▶ **TASK GOAL**: Keep every line where the word "this" appears; drop the rest.

▶ **AVAILABLE DATA**:
· · · · · · ·

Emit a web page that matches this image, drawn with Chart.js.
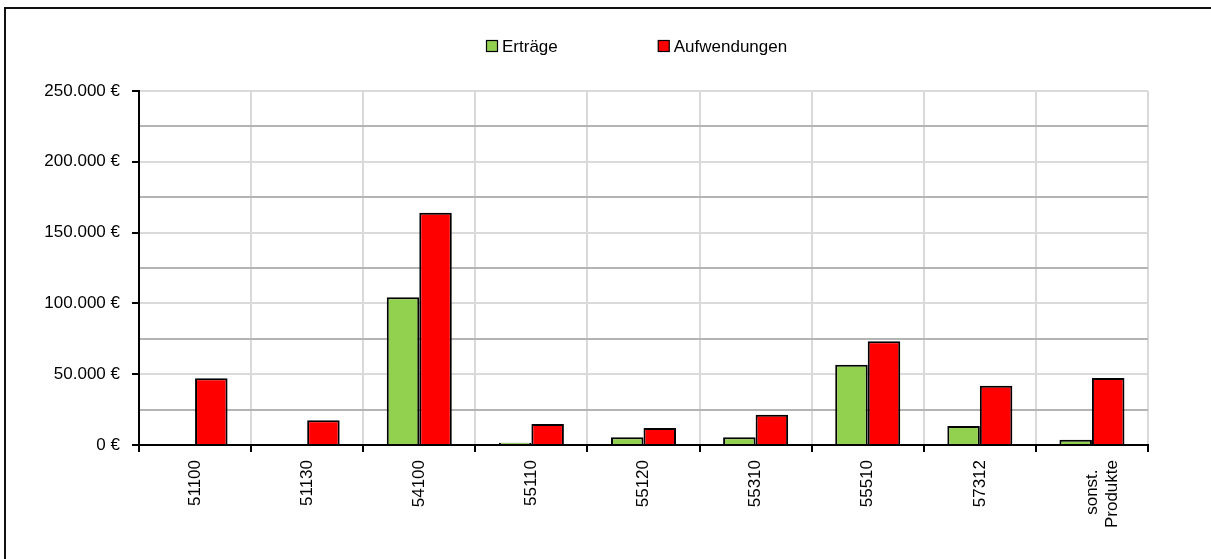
<!DOCTYPE html>
<html lang="de">

<head>
    <meta charset="UTF-8">
    <title>Erträge und Aufwendungen</title>
    <script src="https://cdn.jsdelivr.net/npm/chart.js"></script>
    <style>
        body {
            margin: 0;
            overflow: hidden;
            background: #fff;
        }

        .frame {
            position: absolute;
            left: 4px;
            top: 7px;
            width: 1400px;
            height: 800px;
            border: 2px solid #111;
        }

        #chart {
            position: absolute;
            left: 0;
            top: 0;
        }
    </style>
</head>

<body>
    <div class="frame"></div>
    <canvas id="chart" width="1211" height="559"></canvas>

    <script>
        // Produktgruppen
        const produkte = ["51100", "51130", "54100", "55110", "55120", "55310", "55510", "57312", ["sonst.", "Produkte"]];
        const ertraege = [0, 0, 104300, 1600, 5400, 5400, 56700, 13400, 3700];
        const aufwendungen = [47100, 17400, 164000, 14800, 12000, 21400, 73200, 41900, 47300];
        const serien = ["Erträge", "Aufwendungen"];

        const schrift = { family: "'Liberation Sans', Arial, sans-serif", size: 17 };
        const fontStr = schrift.size + "px " + schrift.family;

        function euro(v) {
            return String(v).replace(/\B(?=(\d{3})+(?!\d))/g, ".") + " €";
        }

        // mehrzeilige Beschriftung mittig setzen (gedrehte Labels sind sonst rechtsbuendig)
        const mess = document.createElement("canvas").getContext("2d");
        mess.font = fontStr;
        function mittig(zeilen) {
            if (!Array.isArray(zeilen)) return zeilen;
            const max = Math.max(...zeilen.map(z => mess.measureText(z).width));
            const leer = mess.measureText(" ").width;
            return zeilen.map(z => z + " ".repeat(Math.round((max - mess.measureText(z).width) / 2 / leer)));
        }

        // Legende als eine Zeile mit grossem Abstand zwischen den Eintraegen
        const legendeZeile = {
            id: "legendeZeile",
            afterDraw(chart) {
                const ctx = chart.ctx;
                const sets = chart.data.datasets;
                const box = 11, gap = 5, abstand = 100;
                ctx.save();
                ctx.font = fontStr;
                ctx.textBaseline = "middle";
                let breite = 0;
                sets.forEach((ds, i) => {
                    breite += box + gap + ctx.measureText(ds.label).width;
                    if (i < sets.length - 1) breite += abstand;
                });
                const mitte = (chart.chartArea.left + chart.chartArea.right) / 2 - 7;
                let x = Math.round(mitte - breite / 2);
                const y = 46;
                sets.forEach(ds => {
                    ctx.fillStyle = ds.backgroundColor;
                    ctx.fillRect(x + 0.5, y - 5.5, box, box);
                    ctx.lineWidth = 1.2;
                    ctx.strokeStyle = "#000";
                    ctx.strokeRect(x + 0.5, y - 5.5, box, box);
                    ctx.fillStyle = "#000";
                    ctx.fillText(ds.label, x + box + gap, y + 1);
                    x += box + gap + ctx.measureText(ds.label).width + abstand;
                });
                ctx.restore();
            }
        };

        new Chart(document.getElementById("chart"), {
            type: "bar",
            data: {
                labels: produkte,
                datasets: [
                    {
                        label: serien[0],
                        data: ertraege,
                        backgroundColor: "#92D050",
                        borderColor: "#000",
                        borderWidth: 2,
                        borderSkipped: "start"
                    },
                    {
                        label: serien[1],
                        data: aufwendungen,
                        backgroundColor: "#FF0000",
                        borderColor: "#000",
                        borderWidth: 2,
                        borderSkipped: "start"
                    }
                ]
            },
            options: {
                responsive: false,
                animation: false,
                devicePixelRatio: 1,
                categoryPercentage: 0.58,
                barPercentage: 1,
                layout: {
                    padding: { left: 0, right: 63, top: 91, bottom: 0 }
                },
                plugins: {
                    legend: { display: false },
                    tooltip: { enabled: false }
                },
                scales: {
                    x: {
                        afterFit(scale) { scale.height = 114; },
                        grid: {
                            offset: true,
                            color: "#d9d9d9",
                            lineWidth: 2,
                            tickLength: 7,
                            tickColor: "#000",
                            tickWidth: 2
                        },
                        border: { display: true, color: "#000", width: 2 },
                        ticks: {
                            color: "#000",
                            font: schrift,
                            minRotation: 90,
                            maxRotation: 90,
                            padding: 8,
                            autoSkip: false,
                            callback: function (v) { return mittig(this.getLabelForValue(v)); }
                        }
                    },
                    y: {
                        min: 0,
                        max: 250000,
                        afterFit(scale) { scale.width = 139; },
                        grid: {
                            color: c => (c.tick && c.tick.value % 50000 !== 0) ? "#b4b4b4" : "#dadada",
                            lineWidth: 2,
                            tickLength: 7,
                            tickColor: c => (c.tick && c.tick.value % 50000 !== 0) ? "rgba(0,0,0,0)" : "#000",
                            tickWidth: 2
                        },
                        border: { display: true, color: "#000", width: 2 },
                        ticks: {
                            stepSize: 25000,
                            autoSkip: false,
                            color: "#000",
                            font: schrift,
                            padding: 12,
                            callback: v => v % 50000 === 0 ? euro(v) : ""
                        }
                    }
                }
            },
            plugins: [legendeZeile]
        });
    </script>
</body>

</html>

· · · · · · ·

▶ **RESULT OF THE TASK**:
Emit a web page that matches this image, drawn with Chart.js.
                            callback: function (v) { return mittig(this.getLabelForValue(v)); }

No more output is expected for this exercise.